Samstag, 19. April 2014

Der Osterhase, dieser Spießbürger


Ich erinnere mich dunkel, es gab mal ein Gerichtsurteil - wenn ich es recht erinnere, war es in Australien - das verbot den Erzieherinnen und Erziehern eines Kindergartens, die Kinder darüber aufzuklären, dass es den Weihnachtsmann nicht gebe. Also, vielleicht bewege ich mich jetzt in einer rechtlichen Grauzone: aber der ist fiktiv. Die Geschenke, wenn es sie denn gibt, kauft der nicht selbst ein, so viel Geld hat der nicht, so viel verdient der gar nicht. Und jetzt soll dieser Osterhase kommen, nicht ganz so populär geworden, lässt er auch immer nur lumpige Schokoladeneier springen – ebenfalls fiktiv. Nicht verboten, aber zumindest verpönt ist es, den Kindern zu sagen, dass der Hasenbraten oder das Lämmchen wirklich ein Hase oder ein Lämmchen ist. Von der Ostereierfabrik in den Topf? Diesen Bruch kann keine Geschichte kitten.

Nichts gegen Mythen. Wenn es donnert, spielen die Engel Fußball, besser kann man es einem Dreijährigen wahrscheinlich kaum erklären. Und genauer habe ich es selbst nie verstanden. Ach, und wer zu einem Atomkraftwerk sagt, das sei eine Wolkenfabrik – meinetwegen, sehr gerne.

Irritierend ist es, dass immer just zu den großen kapitalistischen Familienfesten die Kirchen auftreten, und diese für sich reklamieren wollen. Dabei ist nicht jeder mit einem langen weißen Bart der Gott. – Oder alles andersherum?

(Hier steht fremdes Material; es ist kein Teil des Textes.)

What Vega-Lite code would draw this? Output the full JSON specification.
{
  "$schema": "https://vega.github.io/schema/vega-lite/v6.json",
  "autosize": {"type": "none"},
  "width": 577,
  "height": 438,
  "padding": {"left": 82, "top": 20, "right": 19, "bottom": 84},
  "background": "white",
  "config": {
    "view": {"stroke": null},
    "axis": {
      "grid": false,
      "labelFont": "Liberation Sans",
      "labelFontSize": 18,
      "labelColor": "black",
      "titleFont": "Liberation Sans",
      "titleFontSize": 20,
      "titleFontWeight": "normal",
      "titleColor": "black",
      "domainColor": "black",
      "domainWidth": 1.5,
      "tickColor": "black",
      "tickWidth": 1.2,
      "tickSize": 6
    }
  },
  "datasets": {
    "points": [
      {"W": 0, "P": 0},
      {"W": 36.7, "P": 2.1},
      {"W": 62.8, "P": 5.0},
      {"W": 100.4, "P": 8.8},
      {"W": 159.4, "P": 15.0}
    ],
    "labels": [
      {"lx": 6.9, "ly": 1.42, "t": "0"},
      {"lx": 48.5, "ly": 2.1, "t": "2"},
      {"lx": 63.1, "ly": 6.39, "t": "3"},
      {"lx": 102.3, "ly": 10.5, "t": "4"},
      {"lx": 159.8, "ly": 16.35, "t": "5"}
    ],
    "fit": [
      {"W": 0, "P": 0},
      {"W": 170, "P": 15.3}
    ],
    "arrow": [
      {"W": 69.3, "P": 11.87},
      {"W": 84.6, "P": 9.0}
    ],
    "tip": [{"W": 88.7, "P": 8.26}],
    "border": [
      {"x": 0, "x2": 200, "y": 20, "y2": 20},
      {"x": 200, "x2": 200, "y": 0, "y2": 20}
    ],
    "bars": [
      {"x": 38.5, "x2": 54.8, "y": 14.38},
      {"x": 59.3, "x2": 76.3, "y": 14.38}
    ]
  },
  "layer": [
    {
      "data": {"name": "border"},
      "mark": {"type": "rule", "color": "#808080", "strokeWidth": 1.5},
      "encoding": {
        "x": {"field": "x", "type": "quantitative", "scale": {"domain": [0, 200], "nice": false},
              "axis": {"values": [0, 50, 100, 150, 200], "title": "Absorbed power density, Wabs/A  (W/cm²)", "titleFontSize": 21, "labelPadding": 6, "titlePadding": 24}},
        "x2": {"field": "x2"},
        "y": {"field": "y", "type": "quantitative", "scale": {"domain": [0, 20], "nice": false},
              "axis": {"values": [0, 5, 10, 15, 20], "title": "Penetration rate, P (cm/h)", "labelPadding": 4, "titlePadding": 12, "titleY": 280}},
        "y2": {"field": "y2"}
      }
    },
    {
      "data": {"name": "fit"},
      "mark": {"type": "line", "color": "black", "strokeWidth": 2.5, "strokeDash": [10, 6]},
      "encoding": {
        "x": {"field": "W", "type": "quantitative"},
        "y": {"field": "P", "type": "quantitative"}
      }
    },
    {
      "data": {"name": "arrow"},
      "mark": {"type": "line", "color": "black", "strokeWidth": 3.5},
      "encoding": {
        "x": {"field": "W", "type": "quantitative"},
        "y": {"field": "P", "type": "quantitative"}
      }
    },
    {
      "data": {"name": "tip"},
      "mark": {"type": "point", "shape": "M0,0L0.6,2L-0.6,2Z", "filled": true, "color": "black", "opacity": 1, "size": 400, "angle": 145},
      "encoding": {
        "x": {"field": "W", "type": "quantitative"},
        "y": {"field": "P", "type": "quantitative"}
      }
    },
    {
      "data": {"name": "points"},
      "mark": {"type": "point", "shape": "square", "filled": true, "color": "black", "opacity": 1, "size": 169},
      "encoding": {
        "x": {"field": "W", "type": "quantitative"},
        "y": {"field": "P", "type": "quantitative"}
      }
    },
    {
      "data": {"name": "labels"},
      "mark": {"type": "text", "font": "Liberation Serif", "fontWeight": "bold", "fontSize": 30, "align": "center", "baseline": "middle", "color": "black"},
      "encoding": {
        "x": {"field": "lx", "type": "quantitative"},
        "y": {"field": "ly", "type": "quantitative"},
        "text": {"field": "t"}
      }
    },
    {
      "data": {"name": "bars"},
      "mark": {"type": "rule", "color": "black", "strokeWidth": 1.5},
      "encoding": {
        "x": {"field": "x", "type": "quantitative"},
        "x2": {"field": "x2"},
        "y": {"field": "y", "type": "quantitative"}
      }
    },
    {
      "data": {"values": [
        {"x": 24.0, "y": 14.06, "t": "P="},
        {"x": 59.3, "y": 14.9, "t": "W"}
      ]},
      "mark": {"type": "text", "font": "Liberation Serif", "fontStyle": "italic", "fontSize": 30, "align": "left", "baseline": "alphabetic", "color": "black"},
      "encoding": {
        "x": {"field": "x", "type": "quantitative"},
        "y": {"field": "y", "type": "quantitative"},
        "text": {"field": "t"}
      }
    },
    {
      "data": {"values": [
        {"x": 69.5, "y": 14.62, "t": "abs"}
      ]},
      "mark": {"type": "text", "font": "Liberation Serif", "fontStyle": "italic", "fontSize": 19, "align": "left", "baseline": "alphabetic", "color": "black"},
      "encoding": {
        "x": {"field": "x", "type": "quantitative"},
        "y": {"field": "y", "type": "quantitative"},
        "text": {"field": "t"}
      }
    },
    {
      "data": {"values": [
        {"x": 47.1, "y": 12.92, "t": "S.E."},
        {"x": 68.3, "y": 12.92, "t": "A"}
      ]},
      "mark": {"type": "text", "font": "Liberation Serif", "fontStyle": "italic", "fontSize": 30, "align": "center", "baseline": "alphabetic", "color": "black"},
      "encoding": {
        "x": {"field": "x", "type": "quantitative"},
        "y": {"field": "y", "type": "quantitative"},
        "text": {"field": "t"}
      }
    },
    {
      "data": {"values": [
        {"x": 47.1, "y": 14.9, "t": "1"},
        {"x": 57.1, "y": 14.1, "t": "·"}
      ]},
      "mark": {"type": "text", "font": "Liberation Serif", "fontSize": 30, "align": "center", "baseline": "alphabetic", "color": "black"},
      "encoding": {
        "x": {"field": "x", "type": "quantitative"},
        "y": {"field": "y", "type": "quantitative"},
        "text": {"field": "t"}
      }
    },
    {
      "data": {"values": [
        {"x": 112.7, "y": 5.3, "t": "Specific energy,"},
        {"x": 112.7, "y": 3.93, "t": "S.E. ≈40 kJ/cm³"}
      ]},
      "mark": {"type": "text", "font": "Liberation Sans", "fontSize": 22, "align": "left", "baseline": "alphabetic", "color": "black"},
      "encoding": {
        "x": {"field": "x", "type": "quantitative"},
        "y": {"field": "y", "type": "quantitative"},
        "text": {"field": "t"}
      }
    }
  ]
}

Diese Durchkapitalisierung der Feste ließe sich mit Kierkegaard ebenso als Verspießerung verstehen. Das ‚Ideale‘ fällt weg, eine höher tragende Idee; es bleibt das durch und durch Wahrscheinliche. Das ‚Ideal‘ mag ich kaum schreiben, merke ich, da ich es gerade schreibe. Das hat einen schlechten Ruf: der Idealist, der Träumer, der Spinner. Anpacker werden gebraucht und nicht Idealisten, die in alten Höhlen ihre Traumgespinste allzu ernst nehmen. Diese Differenz allerdings, zwischen dem Tatmenschen und dem Träumer gibt es an der Stelle bei Kierkegaard nicht. Wer sich mit dem Idealen einlässt, der kann das bei Kierkegaard nur angemessen mit Leidenschaft, zupackend.

Psychologen, so habe ich hier gelesen, erlauben es den Eltern jedenfalls, die Geschichten vom Osterhasen zu erzählen. Das rege die Phantasie an. Phantasie ist gut. Da freut sich der alte Kierkegaard mit. Der Glaube an den freundlichen Hasen verschwinde ganz von allein, wenn die Kinder älter werden. Ach so, ja, die Phantasie für die Kinder, die Vernunft für uns Große. Als sei der Sinn der Phantasie, dass sie irgendwann entzaubert werden kann. Der Osterhase ist der Johannes des Spießbürgers.

Das großartige Fries kann sogar die Phantasie von Erwachsenen anregen. Hasen haben einen Jäger erlegt. Was machen diese Hasen auf dem Kaiserdom von Königslutter? (Bild von AxelHH, auf Wikimedia.)
 
Das war nun nicht ganz schlüssig argumentiert von mir, zugegeben. Allerdings ist da so eine Logik versteckt, die mir nicht behagt: Zum einen, Phantasie werde angeregt, wenn man Unwahrheiten erzählt. Und daraus folgt, wer die „Wahrheit“ kennt, hat die Phantasie nicht mehr nötig. Das könnte letztlich stimmen. Jedoch: Der Sinn von guten Mythen ist es, das Unerklärliche zu handhaben. Die größten Rätsel, selbst für Kinder, laufen aber nicht auf die Frage hinaus, wie kommen die Geschenke zwischen die Tulpen.